(Data listing)
----
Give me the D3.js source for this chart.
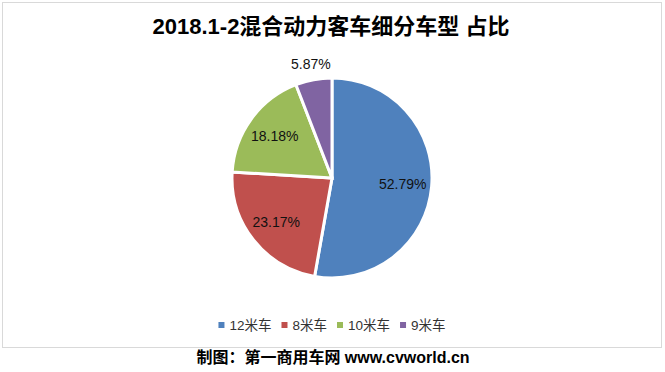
<!DOCTYPE html>
<html>
<head>
<meta charset="utf-8">
<script src="https://cdn.jsdelivr.net/npm/d3@7"></script>
<style>
  body { margin: 0; background: #fff; }
  svg { display: block; }
</style>
</head>
<body>
<div id="chart"></div>
<script>
// 2018.1-2 hybrid bus share by length

var categories = ['12米车', '8米车', '10米车', '9米车'];
var shares = [52.79, 23.17, 18.18, 5.87];
var colors = ['#4F81BD', '#C0504D', '#9BBB59', '#8064A2'];

var width = 665, height = 372;
var cx = 332, cy = 178, radius = 100;

var svg = d3.select("#chart")
  .append("svg")
    .attr("width", width)
    .attr("height", height);

// frame round the chart area
svg.append("rect")
  .attr("x", 2.5)
  .attr("y", 2.5)
  .attr("width", 659)
  .attr("height", 345)
  .attr("fill", "#fff")
  .attr("stroke", "#d9d9d9")
  .attr("stroke-width", 1);

svg.append("text")
  .attr("x", 331)
  .attr("y", 34)
  .attr("text-anchor", "middle")
  .style("font-family", "'Liberation Sans', 'Noto Sans CJK SC', sans-serif")
  .style("font-size", "22px")
  .style("font-weight", "bold")
  .attr("fill", "#000")
  .text("2018.1-2混合动力客车细分车型 占比");

var pie = d3.pie()
  .sort(null)
  .value(function(d) { return d; });

var arcs = pie(shares);

var arc = d3.arc()
  .innerRadius(0)
  .outerRadius(radius);

var labelArc = d3.arc()
  .innerRadius(radius * 0.71)
  .outerRadius(radius * 0.71);

var outerArc = d3.arc()
  .innerRadius(radius * 1.155)
  .outerRadius(radius * 1.155);

var g = svg.append("g")
  .attr("transform", "translate(" + cx + "," + cy + ")");

g.selectAll("path")
  .data(arcs)
  .enter()
  .append("path")
    .attr("d", arc)
    .attr("fill", function(d, i) { return colors[i]; })
    .attr("stroke", "#fff")
    .attr("stroke-width", 3)
    .attr("stroke-linejoin", "miter");

g.selectAll(".lbl")
  .data(arcs)
  .enter()
  .append("text")
    .attr("class", "lbl")
    .attr("transform", function(d) {
      var p = d.data < 10 ? outerArc.centroid(d) : labelArc.centroid(d);
      return "translate(" + p[0] + "," + p[1] + ")";
    })
    .attr("dy", "0.35em")
    .attr("text-anchor", "middle")
    .style("font-family", "'Liberation Sans', Arial, sans-serif")
    .style("font-size", "14px")
    .attr("fill", "#111")
    .text(function(d) { return d.data.toFixed(2) + "%"; });

// legend, centred under the pie
var legend = svg.append("g");
var lx = 0;
categories.forEach(function(c, i) {
  var item = legend.append("g").attr("transform", "translate(" + lx + ",0)");
  item.append("rect")
    .attr("x", 0)
    .attr("y", -3)
    .attr("width", 6)
    .attr("height", 6)
    .attr("fill", colors[i]);
  var t = item.append("text")
    .attr("x", 11)
    .attr("dy", "0.36em")
    .style("font-family", "'Liberation Sans', 'Noto Sans CJK SC', sans-serif")
    .style("font-size", "13.5px")
    .attr("fill", "#333")
    .text(c);
  lx += 11 + t.node().getComputedTextLength() + 10;
});
var legendW = lx - 10;
legend.attr("transform", "translate(" + (332 - legendW / 2) + ",325)");

svg.append("text")
  .attr("x", 333)
  .attr("y", 363)
  .attr("text-anchor", "middle")
  .style("font-family", "'Liberation Sans', 'Noto Sans CJK SC', sans-serif")
  .style("font-size", "16px")
  .style("font-weight", "bold")
  .attr("fill", "#000")
  .text("制图：第一商用车网 www.cvworld.cn");
</script>
</body>
</html>
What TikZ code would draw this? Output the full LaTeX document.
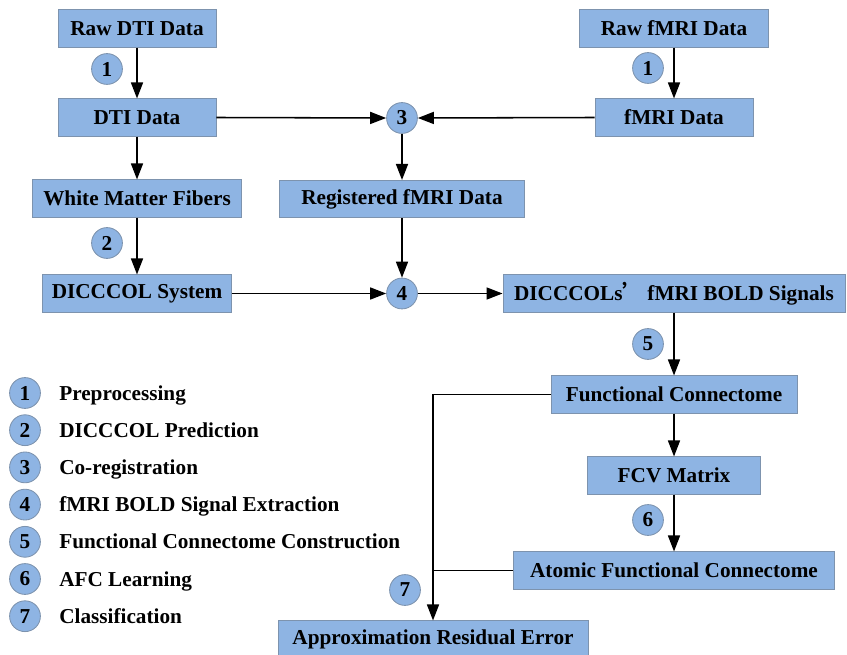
\documentclass[tikz,border=0pt]{standalone}
\usepackage{fontspec}
\setmainfont{Liberation Serif}
\newfontfamily\cjk{Noto Sans CJK SC}
\usetikzlibrary{arrows.meta}
\definecolor{boxfill}{HTML}{8EB4E3}
\definecolor{boxline}{HTML}{7D93AE}
\tikzset{
  block/.style={draw=boxline, fill=boxfill, line width=0.6pt, inner sep=0pt,
    minimum height=0.93cm, font=\fontsize{15.1}{17}\selectfont\bfseries},
  stepnum/.style={circle, draw=boxline, fill=boxfill, line width=0.6pt, inner sep=0pt,
    minimum size=0.77cm, font=\fontsize{15.1}{17}\selectfont\bfseries},
  legtext/.style={anchor=base west, inner sep=0pt, font=\fontsize{15.1}{17}\selectfont\bfseries},
  arr/.style={line width=1.1pt, -{Triangle[length=0.4cm,width=0.3cm]}},
  plain/.style={line width=1.1pt},
}
\begin{document}
\begin{tikzpicture}[x=0.025cm, y=-0.025cm]
	\useasboundingbox (0,0) rectangle (847,655);
	% left column
	\node [block, minimum width=3.95cm] (rawdti) at (137,28.5) {Raw DTI Data};
	\node [block, minimum width=3.95cm] (dti) at (137,117.5) {DTI Data};
	\node [block, minimum width=5.225cm] (wmf) at (137,198.5) {White Matter Fibers};
	\node [block, minimum width=4.725cm] (dsys) at (137,293.5) {DICCCOL System};
	% middle and right
	\node [block, minimum width=4.725cm] (rawfmri) at (674,28.5) {Raw fMRI Data};
	\node [block, minimum width=3.95cm] (fmri) at (674,117.5) {fMRI Data};
	\node [block, minimum width=6.125cm] (reg) at (402,199) {Registered fMRI Data};
	\node [block, minimum width=8.55cm] (bold) at (674,293.5) {DICCCOLs{\cjk ’}\,fMRI BOLD Signals};
	\node [block, minimum width=6.15cm] (fc) at (674,394.5) {Functional Connectome};
	\node [block, minimum width=4.325cm] (fcv) at (674,475.5) {FCV Matrix};
	\node [block, minimum width=8.025cm] (afc) at (674,570.5) {Atomic Functional Connectome};
	\node [block, minimum width=7.75cm] (are) at (433,639.5) {Approximation Residual Error};
	% step circles
	\node [stepnum] (s1a) at (107,69) {1};
	\node [stepnum] (s1b) at (648,68) {1};
	\node [stepnum] (s2) at (107,243) {2};
	\node [stepnum] (s3) at (402,118) {3};
	\node [stepnum] (s4) at (402,293.5) {4};
	\node [stepnum] (s5) at (648,344) {5};
	\node [stepnum] (s6) at (648,520) {6};
	\node [stepnum] (s7) at (405,590) {7};
	% connectors
	\draw [arr] (rawdti) -- (dti);
	\draw [arr] (dti) -- (wmf);
	\draw [arr] (wmf) -- (dsys);
	\draw [arr] (rawfmri) -- (fmri);
	\draw [arr] (dti.east) -- (s3.west);
	\draw [arr] (fmri.west) -- (s3.east);
	\draw [arr] (s3) -- (s3 |- reg.north);
	\draw [arr] (reg.south -| s4) -- (s4);
	\draw [arr] (dsys.east) -- (s4.west);
	\draw [arr] (s4.east) -- (bold.west);
	\draw [arr] (bold) -- (fc);
	\draw [arr] (fc) -- (fcv);
	\draw [arr] (fcv) -- (afc);
	\draw [arr] (fc.west) -| (are.north);
	\draw [plain] (afc.west) -- (are.north |- afc.west);
	% legend
	\foreach \i/\txt in {1/Preprocessing, 2/DICCCOL Prediction, 3/Co-registration,
		4/fMRI BOLD Signal Extraction, 5/Functional Connectome Construction,
		6/AFC Learning, 7/Classification}
	{
		\node [stepnum] (l\i) at (25,{393+(\i-1)*37.2}) {\i};
		\node [legtext] (t\i) at (59,{400+(\i-1)*37.2}) {\txt};
	}
\end{tikzpicture}
\end{document}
----
Exercise:
The lines from the start of the entries above through the one containing "var colors = ['#4F81BD', '#C0504D', '#9BBB59', '#8064A2'];" are to be retyped exactly, and no others. Pictures are left out.

Written answer:
Give me the D3.js source for this chart.
<!DOCTYPE html>
<html>
<head>
<meta charset="utf-8">
<script src="https://cdn.jsdelivr.net/npm/d3@7"></script>
<style>
  body { margin: 0; background: #fff; }
  svg { display: block; }
</style>
</head>
<body>
<div id="chart"></div>
<script>
// 2018.1-2 hybrid bus share by length

var categories = ['12米车', '8米车', '10米车', '9米车'];
var shares = [52.79, 23.17, 18.18, 5.87];
var colors = ['#4F81BD', '#C0504D', '#9BBB59', '#8064A2'];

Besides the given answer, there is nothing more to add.